The mind does not work that way.
If it does, it would be so easy to programme it.
Two nights ago, I dreamt that my ex-helper was rounded up by loan sharks at the airport. We were like waiting for her departure flight but in the interim, those bullies rounded us up and was threatening to kidnap her but it was not so easy for them because the airport was a public place.
Me on the other hand, although was desperate to get her out from the hostage situation, tried my best to think on my feet. I quickly went to where she had left her carry-on bags and rummaged through her bag and found a zip lock bag with I think was some kind of sandwich and she kept her e-air ticket in that zip lock bag together with the sandwich, presumably to camouflage the air ticket.
I held the air ticket tightly in my fist and was determined to go back to where she was being held, and to collect her, and escort her through the departure gates. I had a renewed sense of determination and confidence that we are at our last leg and it is our every right to leave the bullies behind us.
The dream is just a form of purging of mental toxic for me.

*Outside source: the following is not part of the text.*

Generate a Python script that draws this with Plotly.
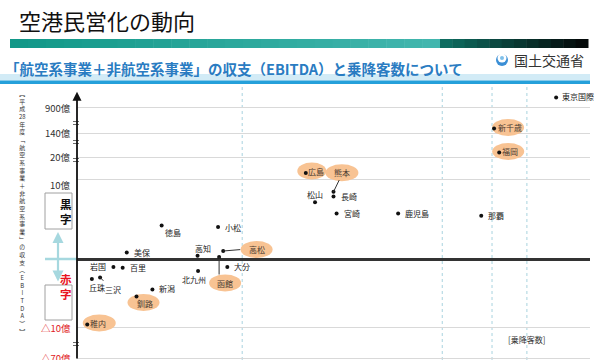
import plotly.graph_objects as go

# ---------------- data ----------------
airports = ["東京国際", "新千歳", "福岡", "広島", "熊本", "長崎", "松山", "宮崎", "鹿児島", "那覇",
            "徳島", "小松", "高松", "美保", "高知", "函館", "大分", "岩国", "百里", "北九州",
            "三沢", "丘珠", "新潟", "釧路", "稚内"]
# relative passenger position on the (unlabelled) x scale, 0-100
passengers_idx = [93.4, 81.3, 82.3, 44.6, 50.0, 50.0, 46.4, 50.6, 62.6, 78.8,
                  16.5, 27.5, 28.5, 9.7, 23.5, 27.7, 29.3, 7.1, 8.9, 23.6,
                  4.5, 2.9, 14.7, 11.6, 2.0]
# EBITDA on the broken display scale (10 = 10億 line, 0 = break-even)
ebitda_disp = [20.2, 16.3, 13.3, 10.75, 8.4, 7.8, 7.1, 5.7, 5.7, 5.4,
               4.2, 4.0, 1.0, 0.8, 0.4, 0.25, -1.0, -1.0, -1.1, -1.5,
               -2.3, -2.5, -3.8, -4.7, -8.2]
highlighted = ["新千歳", "福岡", "広島", "熊本", "高松", "函館", "釧路", "稚内"]

ytick_vals = [18.9, 15.75, 12.75, 10, -8.6, -12.4]
ytick_text = ["900億", "140億", "20億", "10億", "△10億", "△70億"]
ytick_neg = [False, False, False, False, True, True]
threshold_x = [32.2, 71.2, 80.9, 87.7]

title_text = "空港民営化の動向"
subtitle_text = "「航空系事業＋非航空系事業」の収支（EBITDA）と乗降客数について"
ministry_text = "国土交通省"
yaxis_title_cells = ["︻", "平", "成", "28", "年", "度", "﹁", "航", "空", "系", "事", "業", "＋",
                     "非", "航", "空", "系", "事", "業", "﹂", "の", "収", "支", "︵",
                     "E", "B", "I", "T", "D", "A", "︶", "︼"]
xaxis_title = "[乗降客数]"

# ---------------- style / label layout (screen px offsets, +dy = down) ----------------
# name: (anchor, text dx, text dy, ellipse (dx, dy, w) or None, leader line end (dx, dy) or None)
label_style = {
    "東京国際": ("left", 4, -1, None, None),
    "新千歳": ("center", 16, -1, (14, -1, 32), None),
    "福岡": ("center", 11, -1, (9, -1, 32), None),
    "広島": ("center", 10.5, -2, (6, -2, 29), None),
    "熊本": ("center", 8.4, -19, (8.4, -19, 33), (5.7, -11.7)),
    "長崎": ("left", 5, 0, None, None),
    "松山": ("center", 0, -8, None, None),
    "宮崎": ("left", 5, 0, None, None),
    "鹿児島": ("left", 5, 0, None, None),
    "那覇": ("left", 5, 0, None, None),
    "徳島": ("center", 11, 7, None, None),
    "小松": ("left", 5, 0, None, None),
    "高松": ("center", 33.4, -1.4, (33.4, -1.4, 32), (17, -1.4)),
    "美保": ("left", 5, 0, None, None),
    "高知": ("center", 5, -7, None, None),
    "函館": ("center", 6, 26, (6, 26, 32), (0, 17.5)),
    "大分": ("left", 5, -1, None, None),
    "岩国": ("right", -5, -1, None, None),
    "百里": ("left", 5, 0, None, None),
    "北九州": ("center", -4, 8, None, None),
    "三沢": ("center", 13, 12, None, (3.3, 3.4)),
    "丘珠": ("center", 5, 8, None, None),
    "新潟": ("left", 5, -1, None, None),
    "釧路": ("center", 8, 7, (7, 6, 32), None),
    "稚内": ("center", 10.5, -1.5, (12, -1.6, 33), None),
}

FONT = "Noto Sans CJK JP"
W, H = 600, 360
L, R, T, B = 77, 590, 85, 360


def PX(x):
    return (x - L) / (R - L)


def PY(y):
    return (B - y) / (B - T)


fig = go.Figure()

fig.add_trace(go.Scatter(
    x=passengers_idx, y=ebitda_disp, mode="markers",
    marker=dict(size=4, color="#111111"), hoverinfo="text", text=airports,
    showlegend=False, cliponaxis=False))

shapes = []
annotations = []

# threshold dashed lines
for tx in threshold_x:
    shapes.append(dict(type="line", xref="x", yref="paper", x0=tx, x1=tx, y0=0, y1=1.01,
                       line=dict(color="#a9d3df", width=1, dash="dot"), layer="below"))

# labels, ellipses, leader lines
for name, xv, yv in zip(airports, passengers_idx, ebitda_disp):
    anchor, tdx, tdy, ell, lead = label_style[name]
    if ell is not None:
        edx, edy, ew = ell
        eh = 17
        shapes.append(dict(type="circle", xref="x", yref="y", xsizemode="pixel", ysizemode="pixel",
                           xanchor=xv, yanchor=yv,
                           x0=edx - ew / 2, x1=edx + ew / 2, y0=-edy - eh / 2, y1=-edy + eh / 2,
                           fillcolor="#f8c393", line=dict(width=0), layer="between"))
    if lead is not None:
        ldx, ldy = lead
        shapes.append(dict(type="line", xref="x", yref="y", xsizemode="pixel", ysizemode="pixel",
                           xanchor=xv, yanchor=yv, x0=0, x1=ldx, y0=0, y1=-ldy,
                           line=dict(color="#333333", width=1), layer="above"))
    col = "#4a3a30" if name in highlighted else "#222222"
    annotations.append(dict(x=xv, y=yv, xref="x", yref="y", text=name, showarrow=False,
                            xanchor=anchor, yanchor="middle", xshift=tdx, yshift=-tdy,
                            font=dict(family=FONT, size=8, color=col)))

# y tick labels
for v, t, neg in zip(ytick_vals, ytick_text, ytick_neg):
    shift = -6 if t == "10億" else 0
    annotations.append(dict(x=0, y=v, xref="x", yref="y", text=t, showarrow=False,
                            xanchor="right", yanchor="middle", xshift=-4, yshift=shift,
                            font=dict(family=FONT, size=9.5,
                                      color="#e0201e" if neg else "#333333")))

# y axis arrow
annotations.append(dict(x=0, y=20.9, xref="x", yref="y", ax=0, ay=-12.625, axref="x", ayref="y",
                        text="", showarrow=True, arrowhead=2, arrowsize=1, arrowwidth=1.8,
                        arrowcolor="#111111"))
# axis break marks
for by in [123, 142, 160, 344]:
    for off in (-1.5, 1.5):
        shapes.append(dict(type="line", xref="paper", yref="paper", x0=PX(73), x1=PX(79),
                           y0=PY(by + off), y1=PY(by + off), line=dict(color="#444444", width=0.8)))

# x axis caption
annotations.append(dict(x=PX(547), y=PY(347), xref="paper", yref="paper", text=xaxis_title,
                        showarrow=False, font=dict(family=FONT, size=8, color="#333333")))

# vertical y-axis title (stacked glyphs)
annotations.append(dict(x=PX(18), y=PY(88), xref="paper", yref="paper",
                        text="<br>".join(yaxis_title_cells), yanchor="top", align="center",
                        showarrow=False, borderpad=0,
                        font=dict(family=FONT, size=5.9, color="#333333")))

# 黒字 / 赤字 boxes
for (y0, y1, c1, c2, col) in [(193, 229, "黒", "字", "#111111"), (285, 320, "赤", "字", "#e8141e")]:
    shapes.append(dict(type="rect", xref="paper", yref="paper", x0=PX(45), x1=PX(72),
                       y0=PY(y1), y1=PY(y0), line=dict(color="#a0a0a0", width=1),
                       fillcolor="white"))
    mid = (y0 + y1) / 2
    annotations.append(dict(x=PX(58.5), y=PY(mid), xref="paper", yref="paper",
                            text="<b>" + c1 + "<br>" + c2 + "</b>", borderpad=0,
                            showarrow=False, font=dict(family=FONT, size=11.5, color=col)))

# light blue double arrow and break-even connector
annotations.append(dict(x=PX(58), y=PY(232), xref="paper", yref="paper", ax=0, ay=51,
                        text="", showarrow=True, arrowhead=2, arrowside="end+start",
                        arrowwidth=2.2, arrowsize=1, arrowcolor="#a6d8df"))
shapes.append(dict(type="line", xref="paper", yref="paper", x0=PX(45), x1=PX(77),
                   y0=PY(259), y1=PY(259), line=dict(color="#a6d8df", width=2.5)))

# ---------- header ----------
annotations.append(dict(x=PX(17), y=PY(20), xref="paper", yref="paper", text=title_text,
                        showarrow=False, xanchor="left", yanchor="middle",
                        font=dict(family=FONT, size=22, color="#111111")))


def lerp(c1, c2, t):
    return "rgb(%d,%d,%d)" % tuple(round(a + (b - a) * t) for a, b in zip(c1, c2))


n = 24
for i in range(n):
    xa = 10 + (440 - 10) * i / n
    xb = 10 + (440 - 10) * (i + 1) / n + 0.5
    shapes.append(dict(type="rect", xref="paper", yref="paper", x0=PX(xa), x1=PX(xb),
                       y0=PY(48), y1=PY(39), line=dict(width=0),
                       fillcolor=lerp((18, 152, 136), (66, 182, 174), i / (n - 1))))
n2 = 12
for i in range(n2):
    xa = 440 + (588 - 440) * i / n2
    xb = 440 + (588 - 440) * (i + 1) / n2 + 0.5
    shapes.append(dict(type="rect", xref="paper", yref="paper", x0=PX(xa), x1=PX(xb),
                       y0=PY(48), y1=PY(39), line=dict(width=0),
                       fillcolor=lerp((14, 108, 96), (5, 10, 10), i / (n2 - 1))))

annotations.append(dict(x=PX(3), y=PY(68), xref="paper", yref="paper", text="<b>" + subtitle_text + "</b>",
                        showarrow=False, xanchor="left", yanchor="middle",
                        font=dict(family=FONT, size=14.5, color="#2a7cc2")))
annotations.append(dict(x=PX(512), y=PY(60), xref="paper", yref="paper", text=ministry_text,
                        showarrow=False, xanchor="left", yanchor="middle",
                        font=dict(family=FONT, size=14, color="#333333")))
# emblem
shapes.append(dict(type="circle", xref="paper", yref="paper", x0=PX(496), x1=PX(508),
                   y0=PY(66), y1=PY(54), fillcolor="#3b8fd6", line=dict(width=0)))
shapes.append(dict(type="circle", xref="paper", yref="paper", x0=PX(497.5), x1=PX(506.5),
                   y0=PY(62.5), y1=PY(53.5), fillcolor="white", line=dict(width=0)))
shapes.append(dict(type="circle", xref="paper", yref="paper", x0=PX(500), x1=PX(504),
                   y0=PY(60), y1=PY(56), fillcolor="#7fc0ea", line=dict(width=0)))

# header bands
shapes.append(dict(type="rect", xref="paper", yref="paper", x0=PX(0), x1=PX(590),
                   y0=PY(80.5), y1=PY(74), fillcolor="#d2ebf6", line=dict(width=0)))
shapes.append(dict(type="rect", xref="paper", yref="paper", x0=PX(0), x1=PX(590),
                   y0=PY(84), y1=PY(80.5), fillcolor="#25a0da", line=dict(width=0)))

fig.update_layout(
    width=W, height=H,
    margin=dict(l=L, r=W - R, t=T, b=H - B),
    paper_bgcolor="white", plot_bgcolor="white",
    xaxis=dict(range=[0, 100], showgrid=False, zeroline=False, showticklabels=False,
               showline=False, ticks=""),
    yaxis=dict(range=[-12.625, 21.75], tickvals=ytick_vals, showticklabels=False, ticks="",
               showgrid=True, gridcolor="#d9d9d9", gridwidth=1,
               zeroline=True, zerolinecolor="#333333", zerolinewidth=2.5, showline=False),
    shapes=shapes, annotations=annotations, showlegend=False,
    font=dict(family=FONT),
)

fig.write_html("out.html", config={"displayModeBar": False},
               post_script="document.body.style.margin='0';document.body.style.overflow='hidden';")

It is a form of post traumatic stress purging, and the beauty of it is that I am somewhat having the ability to determine how my dream unfolds. I am interacting and I am able to narrate and determine the actions of my dream self. I am able to command purposeful actions and determination just like in real life. So I suppose when I can do lucid dreaming, I am more in control of my mental states and I do take this as a sign of healing and empowering of my real life mental state.
So, I hope in time, I will be able to feel whole again.